2 de dezembro de 1859
Sinto fortemente que preciso ter um conhecimento mais claro de Cristo e um senso perceptível de sua presença e amor. Ser missionário sem ter amor fervoroso por Cristo e zelo pelas almas é mau negócio. Devo renovar a minha consagração.
31 de dezembro de 1859
Minha religião é muito morta, minhas orações caem por terra, faltando-lhes o impulso do sentimento jubiloso e vivo. Por isso vou implorar a Deus. Vou buscar a renovação de minha vocação e a consciência de amar Aquele cuja palavra prego. Senhor, fala comigo como fizeste com Pedro, convencendo-me da necessidade do amor e produzindo no meu íntimo, por teu poderoso comando, a graça celeste que me capacite a alimentar teus cordeiros e tuas ovelhas.
11 de abril de 1860
Quando olho para mim mesmo, a fim de ver quais progressos fiz em direção ao céu, no cultivo das graças espirituais, na mortificação dos pecados e na competência para o trabalho missionário, tenho muitas razões para vergonha e perplexidade. Sei o que deveria ser, que a graça de Deus é suficiente para ajudar-me a ser, mas exceto por algumas aspirações, resoluções e orações, pouco pareço ter conseguido. Sinto profundamente a necessidade de fé.
13 de agosto de 1860
Ontem foi o aniversário de minha chegada ao Brasil.
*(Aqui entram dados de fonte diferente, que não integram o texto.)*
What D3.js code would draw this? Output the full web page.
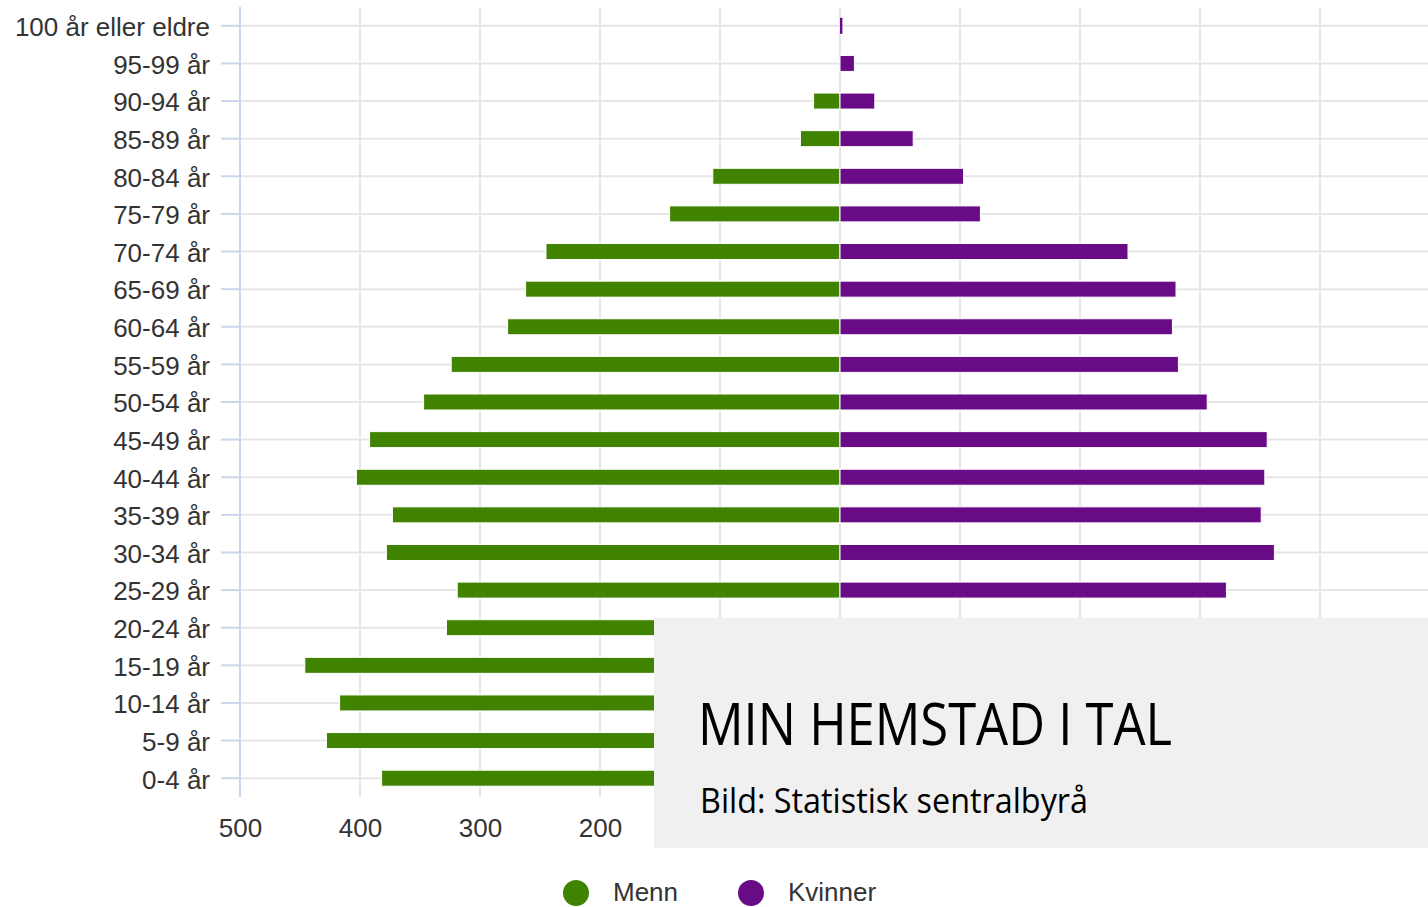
<!DOCTYPE html>
<html>
<head>
<meta charset="utf-8">
<script src="https://cdn.jsdelivr.net/npm/d3@7"></script>
<style>
  body { margin: 0; background: #fff; }
  svg { display: block; }
</style>
</head>
<body>
<svg></svg>
<script>
let categories = [
  "100 år eller eldre", "95-99 år", "90-94 år", "85-89 år", "80-84 år",
  "75-79 år", "70-74 år", "65-69 år", "60-64 år", "55-59 år", "50-54 år",
  "45-49 år", "40-44 år", "35-39 år", "30-34 år", "25-29 år", "20-24 år",
  "15-19 år", "10-14 år", "5-9 år", "0-4 år"
];

// men, drawn to the left
let menn = [0, 0, 22, 33, 106, 142, 245, 262, 277, 324, 347, 392, 403, 373, 378, 319, 328, 446, 417, 428, 382];
// women, drawn to the right (the last rows are hidden under the box)
let kvinner = [2, 12, 29, 61, 103, 117, 240, 280, 277, 282, 306, 356, 354, 351, 362, 322, 290, 410, 400, 395, 360];

let xTicks = [-500, -400, -300, -200, -100, 0, 100, 200, 300, 400, 500];
// only these labels show, the rest sit under the caption box
let xLabels = [-500, -400, -300, -200];

let seriesNames = ["Menn", "Kvinner"];
let colors = ["#3f8300", "#690a86"];

let width = 1428;
let height = 907;
let plotTop = 7;
let plotBottom = 797;
let plotLeft = 240;
let plotRight = 1440;
let barHeight = 16;

let svg = d3.select("svg").attr("width", width).attr("height", height);

let xScale = d3.scaleLinear().domain([-500, 500]).range([plotLeft, plotRight]);
let yScale = d3.scaleBand().domain(categories).range([plotTop, plotBottom]);
let yMid = (c) => yScale(c) + yScale.bandwidth() / 2;

// vertical grid
svg.append("g")
  .selectAll("line")
  .data(xTicks)
  .enter()
  .append("line")
  .attr("x1", (d) => xScale(d))
  .attr("x2", (d) => xScale(d))
  .attr("y1", plotTop)
  .attr("y2", plotBottom)
  .attr("stroke", "#e6e6e6")
  .attr("stroke-width", 2);

// horizontal grid on category centres
svg.append("g")
  .selectAll("line")
  .data(categories)
  .enter()
  .append("line")
  .attr("x1", plotLeft)
  .attr("x2", width)
  .attr("y1", (d) => yMid(d))
  .attr("y2", (d) => yMid(d))
  .attr("stroke", "#e6e6e6")
  .attr("stroke-width", 2);

// y axis
let yAxis = d3.axisLeft(yScale).tickSize(19).tickPadding(11);
let yG = svg.append("g")
  .attr("transform", "translate(" + plotLeft + ",0)")
  .call(yAxis);
yG.select(".domain").attr("stroke", "#ccd6eb").attr("stroke-width", 2)
  .attr("d", "M0," + plotTop + "V" + plotBottom);
yG.selectAll(".tick line").attr("stroke", "#ccd6eb").attr("stroke-width", 2);
yG.selectAll(".tick text")
  .attr("fill", "#333")
  .attr("y", 2)
  .style("font-family", "'Liberation Sans', Arial, sans-serif")
  .style("font-size", "26px");

// bars
svg.append("g")
  .selectAll("rect")
  .data(categories)
  .enter()
  .append("rect")
  .attr("x", (d, i) => xScale(-menn[i]))
  .attr("y", (d) => yMid(d) - barHeight / 2)
  .attr("width", (d, i) => xScale(0) - xScale(-menn[i]))
  .attr("height", barHeight)
  .attr("fill", colors[0])
  .attr("stroke", "#fff")
  .attr("stroke-width", (d, i) => menn[i] > 0 ? 1 : 0);

svg.append("g")
  .selectAll("rect")
  .data(categories)
  .enter()
  .append("rect")
  .attr("x", xScale(0))
  .attr("y", (d) => yMid(d) - barHeight / 2)
  .attr("width", (d, i) => xScale(kvinner[i]) - xScale(0))
  .attr("height", barHeight)
  .attr("fill", colors[1])
  .attr("stroke", "#fff")
  .attr("stroke-width", (d, i) => kvinner[i] > 5 ? 1 : 0);

// x axis
let xAxis = d3.axisBottom(xScale).tickValues(xLabels).tickSize(0).tickPadding(22)
  .tickFormat((d) => Math.abs(d));
let xG = svg.append("g")
  .attr("transform", "translate(0," + plotBottom + ")")
  .call(xAxis);
xG.select(".domain").remove();
xG.selectAll(".tick text")
  .attr("fill", "#333")
  .style("font-family", "'Liberation Sans', Arial, sans-serif")
  .style("font-size", "26px");

// legend
let legend = svg.append("g")
  .selectAll("g")
  .data(seriesNames)
  .enter()
  .append("g")
  .attr("transform", (d, i) => "translate(" + (576 + i * 175) + ",893)");
legend.append("circle").attr("r", 13).attr("fill", (d, i) => colors[i]);
legend.append("text")
  .attr("x", 37)
  .attr("y", 8)
  .attr("fill", "#333")
  .style("font-family", "'Liberation Sans', Arial, sans-serif")
  .style("font-size", "26px")
  .text((d) => d);

// overlay caption box
svg.append("rect")
  .attr("x", 654)
  .attr("y", 618)
  .attr("width", width - 654)
  .attr("height", 230)
  .attr("fill", "#f0f0f0");

svg.append("text")
  .attr("x", 698)
  .attr("y", 745)
  .attr("textLength", 474)
  .attr("lengthAdjust", "spacingAndGlyphs")
  .attr("fill", "#000")
  .style("font-family", "'Open Sans', sans-serif")
  .style("font-size", "58px")
  .text("MIN HEMSTAD I TAL");

svg.append("text")
  .attr("x", 700)
  .attr("y", 813)
  .attr("textLength", 388)
  .attr("lengthAdjust", "spacingAndGlyphs")
  .attr("fill", "#000")
  .style("font-family", "'Open Sans', sans-serif")
  .style("font-size", "35px")
  .text("Bild: Statistisk sentralbyrå");
</script>
</body>
</html>
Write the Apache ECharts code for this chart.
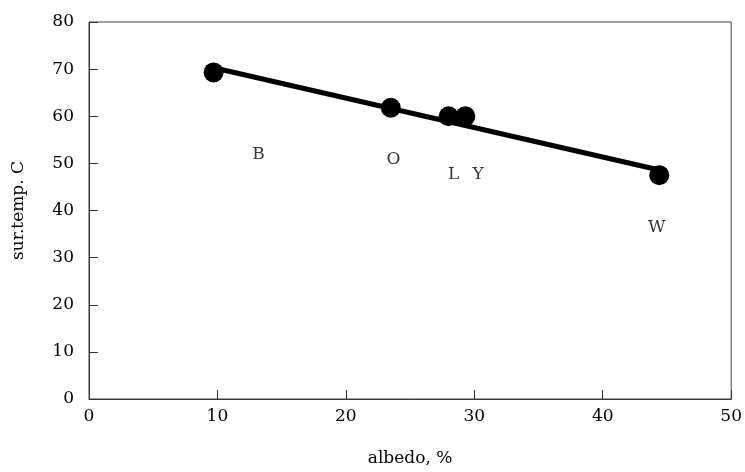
<!DOCTYPE html>
<html><head><meta charset="utf-8">
<script src="https://cdn.jsdelivr.net/npm/echarts@6/dist/echarts.min.js"></script>
<style>html,body{margin:0;padding:0;background:#fff}#c{width:745px;height:472px}</style>
</head><body><div id="c"></div>
<script>
const albedo = [9.7, 23.5, 28.0, 29.3, 44.4];
const surTemp = [69.3, 61.8, 60.0, 60.0, 47.5];
const fitX = [9.7, 44.4];
const fitY = [70.3, 48.6];
const labelNames = ['B', 'O', 'L', 'Y', 'W'];
const labelX = [13.2, 23.7, 28.4, 30.3, 44.2];
const labelY = [51.9, 50.8, 47.6, 47.6, 36.4];
const font = '"DejaVu Serif", "Liberation Serif", serif';

const chart = echarts.init(document.getElementById('c'));
chart.setOption({
  animation: false,
  grid: { left: 89, right: 9, top: 22, bottom: 72, show: true, borderColor: '#444', borderWidth: 1 },
  xAxis: {
    type: 'value', min: 0, max: 50, interval: 10,
    name: 'albedo, %', nameLocation: 'middle', nameGap: 51,
    nameTextStyle: { fontFamily: font, fontSize: 17, color: '#000' },
    axisLine: { lineStyle: { color: '#333', width: 1 } },
    axisTick: { inside: true, length: 9, lineStyle: { color: '#333' } },
    axisLabel: { fontFamily: font, fontSize: 17, color: '#000', margin: 9 },
    splitLine: { show: false }
  },
  yAxis: {
    type: 'value', min: 0, max: 80, interval: 10,
    name: 'sur.temp. C', nameLocation: 'middle', nameGap: 62, nameRotate: 90,
    nameTextStyle: { fontFamily: font, fontSize: 17, color: '#000' },
    axisLine: { lineStyle: { color: '#333', width: 1 } },
    axisTick: { inside: true, length: 9, lineStyle: { color: '#333' } },
    axisLabel: { fontFamily: font, fontSize: 17, color: '#000', margin: 15 },
    splitLine: { show: false }
  },
  series: [
    {
      type: 'line', data: fitX.map((x, i) => [x, fitY[i]]),
      showSymbol: false, lineStyle: { color: '#000', width: 5 }, z: 2
    },
    {
      type: 'scatter', data: albedo.map((x, i) => [x, surTemp[i]]),
      symbol: 'circle', symbolSize: 20, itemStyle: { color: '#000', opacity: 1 }, z: 3
    },
    {
      type: 'scatter', data: labelX.map((x, i) => [x, labelY[i], labelNames[i]]),
      symbolSize: 0, silent: true,
      label: { show: true, position: 'inside', formatter: p => p.value[2],
        fontFamily: font, fontSize: 17, color: '#000' }
    }
  ]
});
</script></body></html>
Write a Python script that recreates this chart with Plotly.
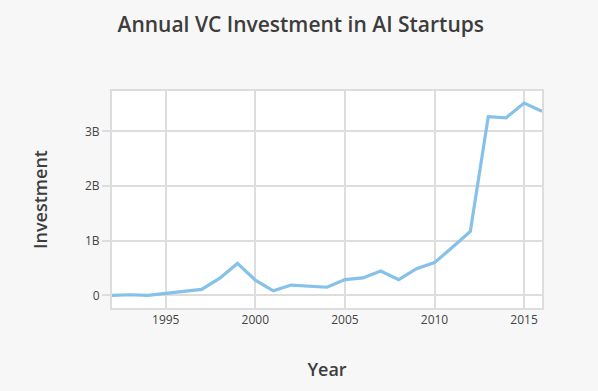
import plotly.graph_objects as go

years = list(range(1992, 2017))
investment = [0.0, 0.012, 0.0, 0.037, 0.067, 0.11, 0.31, 0.585, 0.28, 0.085,
              0.19, 0.17, 0.15, 0.29, 0.32, 0.445, 0.29, 0.49, 0.60, 0.88,
              1.17, 3.27, 3.25, 3.52, 3.37]
investment = [v * 1e9 for v in investment]

x_ticks = [1995, 2000, 2005, 2010, 2015]
y_ticks = [0, 1e9, 2e9, 3e9]
y_labels = ["0", "1B", "2B", "3B"]

font_family = "'Open Sans', Lato, sans-serif"

fig = go.Figure(go.Scatter(
    x=years, y=investment, mode="lines",
    line=dict(color="#85c1e9", width=3.2),
    hoverinfo="x+y",
))

fig.update_layout(
    width=598, height=391,
    paper_bgcolor="#f7f7f7", plot_bgcolor="#ffffff",
    margin=dict(l=112, r=56, t=91, b=83),
    title=dict(text="Annual VC Investment in AI Startups", x=0.503, xanchor="center",
               y=0.937, yanchor="middle",
               font=dict(family=font_family, size=21, color="#3d3d3d", weight=600)),
    font=dict(family=font_family, color="#444444", size=12),
    showlegend=False,
)
fig.update_xaxes(
    range=[1992, 2016], tickvals=x_ticks, ticktext=[str(t) for t in x_ticks],
    showgrid=True, gridcolor="#dddddd", gridwidth=2,
    showline=True, linecolor="#dddddd", linewidth=2, mirror=True,
    zeroline=False, ticks="", ticklen=0,
    tickfont=dict(size=12, color="#444444"),
    title=dict(text="Year", font=dict(size=18, color="#3d3d3d", weight=600), standoff=36),
)
fig.update_yaxes(
    range=[-0.23e9, 3.74e9], tickvals=y_ticks, ticktext=y_labels,
    showgrid=True, gridcolor="#dddddd", gridwidth=2,
    showline=True, linecolor="#dddddd", linewidth=2, mirror=True,
    zeroline=False, ticks="outside", ticklen=8, tickcolor="#dddddd", tickwidth=2,
    tickfont=dict(size=12, color="#444444"),
    title=dict(text="Investment", font=dict(size=18, color="#3d3d3d", weight=600), standoff=33),
)

fig.write_html(
    "out.html",
    config={"displayModeBar": False},
    post_script="document.body.style.margin='0';document.body.style.background='#f7f7f7';",
)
Faz apenas um ano que sou missionário… O requisito mais importante e mais difícil para o missionário é manter sua própria alma em sintonia com o trabalho do Mestre. Sinto que não progredi muito e que esse pecado deve humilhar-me profundamente na presença de Deus. Entro, pois, no meu segundo ano com meu alvo definido – ter maior cuidado com minha vida interior, procurar a santidade e a inteira consagração a Cristo.
20 de janeiro de 1861
Em meu próprio progresso pouco existe a assinalar… Mais do que qualquer coisa, preciso do batismo do Espírito Santo. Se agora enquanto espero, na iminência de iniciar o trabalho ativo de pregação do evangelho de Cristo, pudesse receber o dom do Espírito para habilitar-me para o trabalho, como ficaria feliz. Desejo pregar Cristo mais em termos de experiência, ser capaz de falar do que sei porque Cristo o mostrou a mim. Não posso conceber chamado mais alegre e exaltado que o daquele que, cheio de Cristo pela comunhão íntima e diária com ele, trabalha diariamente para trazer uma nação à mesma felicidade.